The Liberian government – with pressure from civil society groups – contracted Kroll Associates, a leading investigative and risk-management firm who was hired to track down Saddam Hussein’s assets following the Iraq War.
The much-anticipated report, released by the US embassy, was looking into the alleged disappearance of $100m (£75m) worth of newly-printed Liberian banknotes last year.
What did the report find?
The report did not find any proof that an actual container full of banknotes had vanished, as had been widely alleged.
But the country’s Central Bank, which had received new banknotes in a total of 20 shipments, was not able to properly account for the money.
The bank was also unable to explain and present proper documentation on how the money was infused into the Liberian economy, the report found.
Critics of the George Weah government have been accusing his administration of having a hand in the poor handling of the consignment of banknotes – an allegation the administration has denied.
The report points to widespread inconsistencies, lack of proper documentations and explanation and “gross disrespect for money-ordering policy”.

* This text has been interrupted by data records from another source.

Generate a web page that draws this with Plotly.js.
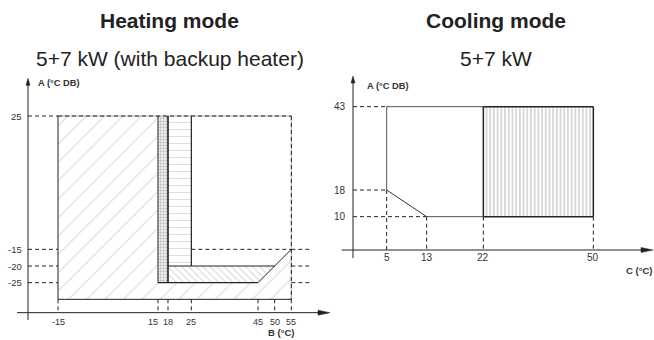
<!DOCTYPE html>
<html><head><meta charset="utf-8">
<script src="https://cdn.plot.ly/plotly-3.0.1.min.js"></script>
<style>html,body{margin:0;padding:0;background:#fff}#chart{width:654px;height:340px}</style>
</head><body><div id="chart"></div>
<script>
// ---------------- DATA ----------------
// Heating mode (5+7 kW with backup heater)
const heatTicksX = [-15, 15, 18, 25, 45, 50, 55];   // B (°C) leaving water
const heatTicksY = [25, -15, -20, -25];             // A (°C DB) ambient
const heatFloorY = -30;                             // lower edge of envelope
// Cooling mode (5+7 kW)
const coolTicksX = [5, 13, 22, 50];                 // C (°C) leaving water
const coolTicksY = [43, 18, 10];                    // A (°C DB) ambient

// ---------------- LAYOUT HELPERS ----------------
// cooling C axis is drawn schematically (non-linear): value knots -> axis slots
const coolKnots = [0, 5, 13, 22, 50];
const coolSlots = [0, 10.1, 22.1, 39.1, 72.1];
function cx(v){
  for(let i=1;i<coolKnots.length;i++){
    if(v<=coolKnots[i]||i===coolKnots.length-1){
      const t=(v-coolKnots[i-1])/(coolKnots[i]-coolKnots[i-1]);
      return coolSlots[i-1]+t*(coolSlots[i]-coolSlots[i-1]);
    }
  }
}
const FONT = '"Liberation Sans", Arial, sans-serif';
const INK = '#222';
const DASH = '4px,3px';

const [hxMin, hxBU, hxHP, hx25, hx45, hx50, hxMax] = heatTicksX;
const [hyTop, hy15, hy20, hy25] = heatTicksY;
const [cx5, cx13, cx22, cx50] = coolTicksX;
const [cyTop, cy18, cy10] = coolTicksY;

// axis decoration positions (in each panel's axis units; 1 unit = 3.33 px)
const hAxis = {y:-34, x:-24, xFrom:-27.3, xTip:66.6, yFrom:-36.2, yTip:36.3, guideEnd:61.2};
const cAxis = {xFrom:-3.4, xTip:90, yFrom:-2.4, yTip:52.2};

function poly(xs, ys, xa, ya, pat, fill){
  const t = {x: xs.concat([xs[0]]), y: ys.concat([ys[0]]), xaxis: xa, yaxis: ya,
    type:'scatter', mode:'lines', fill:'toself', line:{width:0, color:'rgba(0,0,0,0)'},
    hoverinfo:'skip', fillcolor: fill || '#fff'};
  if(pat) t.fillpattern = pat;
  return t;
}

const traces = [
  poly([hxMin,hxMax,hxMax,hxMin],[heatFloorY,heatFloorY,hyTop,hyTop],'x','y',
       {shape:'/', fgcolor:'#dadada', bgcolor:'#fff', size:13, solidity:0.08}),
  poly([hx25,hx25,hxMax,hxMax,hx50],[hy20,hyTop,hyTop,hy15,hy20],'x','y',null,'#fff'),
  poly([hxHP,hxHP,hx50,hx45],[hy25,hy20,hy20,hy25],'x','y',
       {shape:'\\', fgcolor:'#d4d4d4', bgcolor:'#fff', size:5, solidity:0.2}),
  poly([hxHP,hx25,hx25,hxHP],[hy20,hy20,hyTop,hyTop],'x','y',
       {shape:'-', fgcolor:'#dedede', bgcolor:'#fff', size:7, solidity:0.15}),
  poly([hxBU,hxHP,hxHP,hxBU],[hy25,hy25,hyTop,hyTop],'x','y',
       {shape:'+', fgcolor:'#b0b0b0', bgcolor:'#eee', size:3, solidity:0.3}),
  poly([cx(cx22),cx(cx50),cx(cx50),cx(cx22)],[cy10,cy10,cyTop,cyTop],'x2','y2',
       {shape:'|', fgcolor:'#bdbdbd', bgcolor:'#fff', size:3.7, solidity:0.3})
];

const shapes = [];
function seg(x0,y0,x1,y1,xr,yr,color,width,dash){
  shapes.push({type:'line', xref:xr, yref:yr, x0,y0,x1,y1, layer:'above', line:{color, width, dash: dash||'solid'}});
}
function head(xr,yr,tx,ty,dir,len,half){
  let p;
  if(dir==='right') p=`M${tx},${ty} L${tx-len},${ty+half} L${tx-len},${ty-half} Z`;
  else p=`M${tx},${ty} L${tx-half},${ty-len} L${tx+half},${ty-len} Z`;
  shapes.push({type:'path', xref:xr, yref:yr, path:p, fillcolor:INK, line:{width:0.5,color:INK}, layer:'above'});
}
// ---- axes
seg(hAxis.xFrom,hAxis.y,hAxis.xTip-2,hAxis.y,'x','y',INK,1);
seg(hAxis.x,hAxis.yFrom,hAxis.x,hAxis.yTip-1,'x','y',INK,1);
head('x','y',hAxis.xTip,hAxis.y,'right',3.6,0.75);
head('x','y',hAxis.x,hAxis.yTip,'up',2.1,0.6);
seg(cAxis.xFrom,0,cAxis.xTip-2,0,'x2','y2',INK,1);
seg(0,cAxis.yFrom,0,cAxis.yTip-1,'x2','y2',INK,1);
head('x2','y2',cAxis.xTip,0,'right',3.6,0.75);
head('x2','y2',0,cAxis.yTip,'up',2.1,0.6);
// ---- heating lines
seg(hAxis.x,hyTop,hxMin,hyTop,'x','y',INK,1,DASH);
[hy15,hy20,hy25].forEach(v=>{ seg(hAxis.x,v,hxMin,v,'x','y',INK,1,DASH); seg(hxMax,v,hAxis.guideEnd,v,'x','y',INK,1,DASH); });
seg(hx25,hy15,hxMax,hy15,'x','y',INK,1,DASH);
heatTicksX.forEach(v=>seg(v,heatFloorY,v,hAxis.y,'x','y',INK,1,DASH));
seg(hxMin,hyTop,hxMax,hyTop,'x','y','#777',0.6);
seg(hxMin,hyTop,hxMax,hyTop,'x','y',INK,1,DASH);
seg(hxMax,hyTop,hxMax,heatFloorY,'x','y','#777',0.6);
seg(hxMax,hyTop,hxMax,heatFloorY,'x','y',INK,1,DASH);
seg(hxMin,hyTop,hxMin,heatFloorY,'x','y',INK,1);
seg(hxMin,heatFloorY,hxMax,heatFloorY,'x','y',INK,1);
seg(hxBU,hyTop,hxBU,hy25,'x','y',INK,1);
seg(hxHP,hyTop,hxHP,hy25,'x','y',INK,1.6);
seg(hx25,hyTop,hx25,hy20,'x','y',INK,1.2);
seg(hxBU,hy25,hx45,hy25,'x','y',INK,1.2);
seg(hxHP,hy20,hx50,hy20,'x','y',INK,1.2);
seg(hx45,hy25,hxMax,hy15,'x','y',INK,1);
// ---- cooling lines
seg(0,cyTop,cx(cx5),cyTop,'x2','y2',INK,1,DASH);
seg(0,cy18,cx(cx5),cy18,'x2','y2',INK,1,DASH);
seg(0,cy10,cx(cx13),cy10,'x2','y2',INK,1,DASH);
seg(cx(cx5),cy18,cx(cx5),0,'x2','y2',INK,1,DASH);
[cx13,cx22,cx50].forEach(v=>seg(cx(v),cy10,cx(v),0,'x2','y2',INK,1,DASH));
seg(cx(cx5),cy18,cx(cx5),cyTop,'x2','y2','#555',1);
seg(cx(cx5),cyTop,cx(cx22),cyTop,'x2','y2','#555',1);
seg(cx(cx5),cy18,cx(cx13),cy10,'x2','y2','#333',1);
seg(cx(cx13),cy10,cx(cx22),cy10,'x2','y2','#555',1);
seg(cx(cx22),cy10,cx(cx22),cyTop,'x2','y2',INK,1.5);
seg(cx(cx22),cyTop,cx(cx50),cyTop,'x2','y2',INK,1.5);
seg(cx(cx50),cyTop,cx(cx50),cy10,'x2','y2',INK,1.5);
seg(cx(cx22),cy10,cx(cx50),cy10,'x2','y2',INK,1.5);

const ann = [];
function txt(x,y,text,xr,yr,size,opts){
  ann.push(Object.assign({x,y,xref:xr,yref:yr,text,showarrow:false,
    font:{family:FONT,size,color:'#333'},xanchor:'center',yanchor:'middle'},opts||{}));
}
heatTicksX.forEach((v,i)=>{
  const crowded = i<heatTicksX.length-1 && heatTicksX[i+1]-v<5;
  txt(v,-36.7,String(v),'x','y',9,crowded?{xshift:-5}:{});
});
heatTicksY.forEach(v=>txt(-25.2,v,String(v),'x','y',9.5,{xanchor:'right'}));
coolTicksX.forEach(v=>txt(cx(v),-2.3,String(v),'x2','y2',10,{}));
coolTicksY.forEach(v=>txt(-1.4,v,String(v),'x2','y2',10,{xanchor:'right'}));
txt(-21.6,35.0,'<b>A (°C DB)</b>','x','y',9.3,{xanchor:'left'});
txt(52.0,-40.0,'<b>B (°C)</b>','x','y',9.5);
txt(3.6,49.2,'<b>A (°C DB)</b>','x2','y2',9.3,{xanchor:'left'});
txt(85.8,-6,'<b>C (°C)</b>','x2','y2',9.5);
function ttl(xp,yp,text){
  ann.push({x:xp/654,y:1-yp/340,xref:'paper',yref:'paper',text,showarrow:false,
    font:{family:FONT,size:21,color:INK},xanchor:'center',yanchor:'middle'});
}
ttl(170,20,'<b>Heating mode</b>');
ttl(170,58,'5+7 kW (with backup heater)');
ttl(496,20,'<b>Cooling mode</b>');
ttl(496,58,'5+7 kW');

const hidden = {visible:false, fixedrange:true, showgrid:false, zeroline:false};
const layout = {
  width:654, height:340, margin:{l:0,r:0,t:0,b:0},
  paper_bgcolor:'#fff', plot_bgcolor:'rgba(0,0,0,0)', showlegend:false,
  xaxis:Object.assign({domain:[0,1], range:[-32.4,163.8], anchor:'y'},hidden),
  yaxis:Object.assign({domain:[0,1], range:[-42.2,59.8], anchor:'x'},hidden),
  xaxis2:Object.assign({domain:[0,1], range:[-105.9,90.3], anchor:'y2'},hidden),
  yaxis2:Object.assign({domain:[0,1], range:[-27,75], anchor:'x2'},hidden),
  shapes, annotations: ann
};
Plotly.newPlot('chart', traces, layout, {staticPlot:true, displayModeBar:false});
</script></body></html>
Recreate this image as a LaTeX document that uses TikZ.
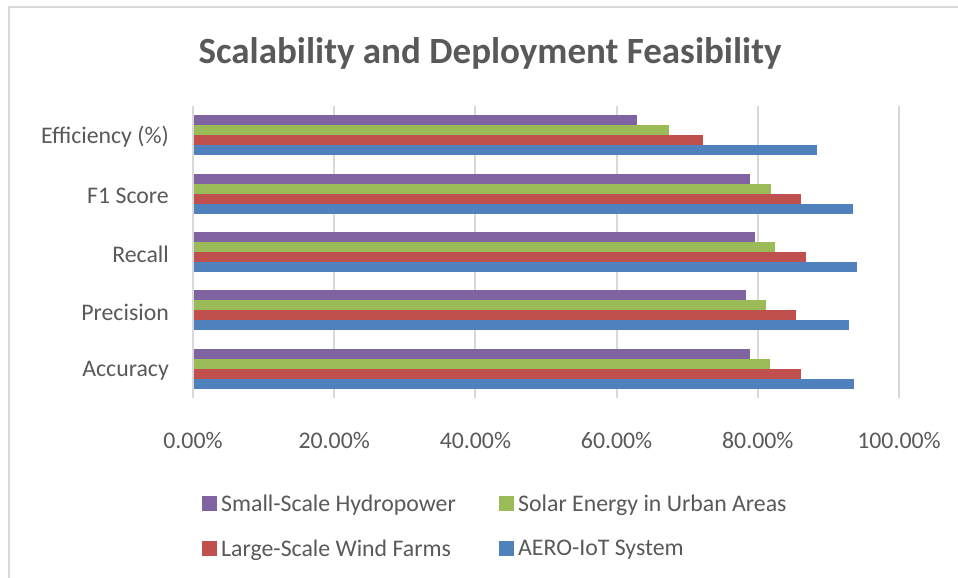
\documentclass[tikz,border=0pt]{standalone}
\usepackage{fontspec}
\setmainfont{Carlito}
\definecolor{cpur}{HTML}{8064A2}
\definecolor{cgrn}{HTML}{9BBB59}
\definecolor{cred}{HTML}{C0504D}
\definecolor{cblu}{HTML}{4F81BD}
\definecolor{tgray}{HTML}{595959}
\definecolor{gridc}{HTML}{D9D9D9}
\begin{document}
\begin{tikzpicture}[x=1pt,y=-1pt,
  txt/.style={text=tgray,font=\fontsize{23.8}{28}\selectfont,inner sep=0pt},
  gridline/.style={draw=gridc,line width=2pt},
  legsq/.style={minimum width=15pt,minimum height=15pt,inner sep=0pt,anchor=west}]
\useasboundingbox (0,0) rectangle (958,578);
\fill[white] (0,0) rectangle (958,578);
% chart frame
\draw[gridc,line width=2pt] (9,578) -- (9,7) -- (958,7);
% title
\node[text=tgray,font=\fontsize{37}{44}\selectfont\bfseries,inner sep=0pt] (title) at (490,53.5) {Scalability and Deployment Feasibility};
% gridlines
\foreach \i in {1,...,5} \draw[gridline] ({193+141.2*\i},106) -- ({193+141.2*\i},398);
% bars
\foreach \k/\p/\g/\r/\b in {0/62.85/67.4/72.3/88.4, 1/78.9/81.8/86.1/93.5, 2/79.6/82.5/86.8/94.1, 3/78.3/81.2/85.4/92.9, 4/78.9/81.7/86.1/93.6}{
  \fill[cpur] (194,{135.2+58.4*\k-20}) rectangle ({193+7.06*\p},{135.2+58.4*\k-10});
  \fill[cgrn] (194,{135.2+58.4*\k-10}) rectangle ({193+7.06*\g},{135.2+58.4*\k});
  \fill[cred] (194,{135.2+58.4*\k}) rectangle ({193+7.06*\r},{135.2+58.4*\k+10});
  \fill[cblu] (194,{135.2+58.4*\k+10}) rectangle ({193+7.06*\b},{135.2+58.4*\k+20});
}
% axis line
\draw[gridline] (193,106) -- (193,398);
% category labels
\node[txt,anchor=east] (c1) at (169,137.2) {Efficiency (\%)};
\node[txt,anchor=east] (c2) at (169,195.6) {F1 Score};
\node[txt,anchor=east] (c3) at (169,254.0) {Recall};
\node[txt,anchor=east] (c4) at (169,312.4) {Precision};
\node[txt,anchor=east] (c5) at (169,370.8) {Accuracy};
% tick labels
\foreach \v [count=\i from 0] in {0.00\%,20.00\%,40.00\%,60.00\%,80.00\%,100.00\%}
  \node[txt] (t\i) at ({193+141.2*\i},440) {\v};
% legend
\node[legsq,fill=cpur] (l1) at (202,503) {};
\node[txt,anchor=west] (l1t) at (221,505) {Small-Scale Hydropower};
\node[legsq,fill=cgrn] (l2) at (499,503) {};
\node[txt,anchor=west] (l2t) at (518,505) {Solar Energy in Urban Areas};
\node[legsq,fill=cred] (l3) at (202,548) {};
\node[txt,anchor=west] (l3t) at (221,550) {Large-Scale Wind Farms};
\node[legsq,fill=cblu] (l4) at (499,548) {};
\node[txt,anchor=west] (l4t) at (518,550) {AERO-IoT System};
\end{tikzpicture}
\end{document}
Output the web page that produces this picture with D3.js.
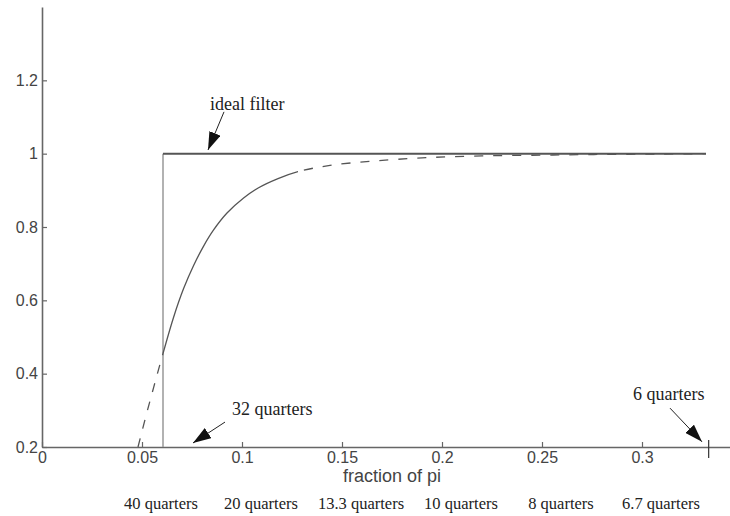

How much money was ordered?
According to Kroll, the House of Representatives passed a resolution for the order of 5bn Liberian dollars to remove and replace old banknotes on the market.
The Central Bank requested additional 10bn Liberian dollars but the request was denied by the Senate. The bank went ahead anyway and engaged a company to print the additional banknotes.
“CBL (Central Bank of Liberia) management subsequently explained to Kroll that due to the urgency for new banknotes, the CBL did not follow its own internal tendering policies for the procurement of Crane AB,” the report says.
Kroll explains in the 67-page report that, despite repeated requests, the bank did not provide any explanation as to who approved the injection of new banknotes into the Liberian economy without first removing the equivalent quantity from circulation.
What has the response been?
The US embassy says the report indentifies “systemic and procedural weakness” at the Central Bank and suspects shortcomings in the country’s fiscal and monetary management processes continue to this day.
The result of an investigation launched by the Liberian government itself in September 2018 into the matter was submitted to the office of the president on 7 January, but is yet to be published.